Carbohydrates (ie sugars and starches) are the best source of fuel for Rugby football. Carbohydrates are stored in the body (as a substance called glycogen) and are the most efficient energy source for repeated and prolonged activity carried out at a high intensity. In order to ensure that the stores of glycogen are full and replenished after exercise, the young player’s diet needs to be high in carbohydrates. As a guide, approximately 60% of the total calories consumed should come from carbohydrates. Examples of carbohydrate rich foods are: sugar, jam, fruit juices. However, note that these forms of carbohydrates are low in nutritional value and should only be consumed immediately after training and in relatively small quantities. At all other times complex carbohydrates such as fruit, vegetables, rice and cereals are recommended.
Protein in the diet is necessary for growth and repair of new and damaged cells, eg muscle tissue. Players in training at all ages may need to increase their dietary protein, however, this can be done by eating more food to meet training energy requirements. In this manner the player will naturally increase his protein intake.
Foods high in protein include: lean meat, fish, milk, cheese, soybeans…
Protein should be approximately 15% of the total calories consumed.
Fats are a more concentrated fuel than carbohydrates and are more easily stored. However, fat requires more oxygen to release its energy value than does carbohydrate and is, therefore, more inefficient than carbohydrate. Fat is not the fuel used for high-intensity repetitive activities typical of Rugby. Any excess fat above an optimal level will only serve to decrease performance potential. Irish youth are typically fatter than their European and southern hemisphere counterparts. This can be attributed to two key factors, one, limited activity or exercise patterns and two, excess caloric consumption.
Ideally, fat intake should be approximately 25% of total calorie intake. As a guide, players should reduce the amount of deep fried foods, pastry, excess butter and margarine they consume, ie “visible” fat.
Vitamins and Minerals are essential for good health and physical performance. However, if the player’s diet is well balanced there should be no need for vitamin and mineral supplements.
Fluid intake should always be maintained during strenuous exercise and should be consumed before, during and after the activity. Water is necessary for proper functioning of the body. It helps maintain body temperature, which is particularly important during the summer months. Heat is produced as a byproduct of work. This heat must be dissipated to keep the body at its preferred temperature. Sweat is produced to help cool the body. Fluid lost via sweat must be continually replaced to enable this cooling process to continue.
In addition being well hydrated is essential in order to benefit form training. Frequently, Irish players approach training and games in a semi-dehydrated condition. Ensuring that all players are well hydrated for training and games will impact positively on their performance.
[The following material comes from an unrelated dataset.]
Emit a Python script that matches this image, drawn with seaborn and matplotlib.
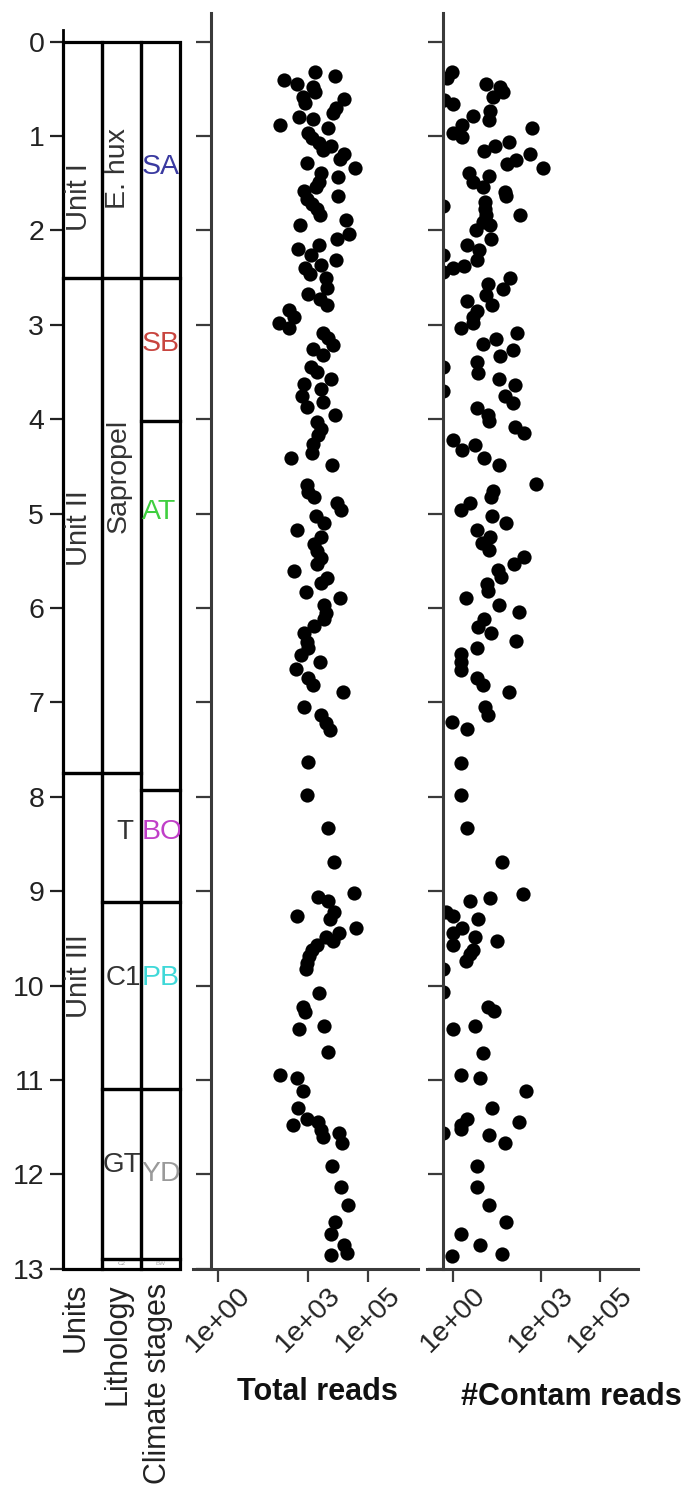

It is a good idea to monitor all players body weight before and after training or playing. A 1 kilogram reduction in body weight is roughly equivalent to a lose of 1.5 litres of fluid. It’s not unusual for players to lose as much as 3 to 4 kilograms during the course of a game and a loss of 1 to 2 kilograms from training is common. Use these changes in body weight as a guide to how much fluid a player should consume following training and games. This is particularly important when training and playing on consecutive days – players can quickly become chronically dehydrated when they are required to train and compete frequently and this will have a negative impact on their ability to perform and recover.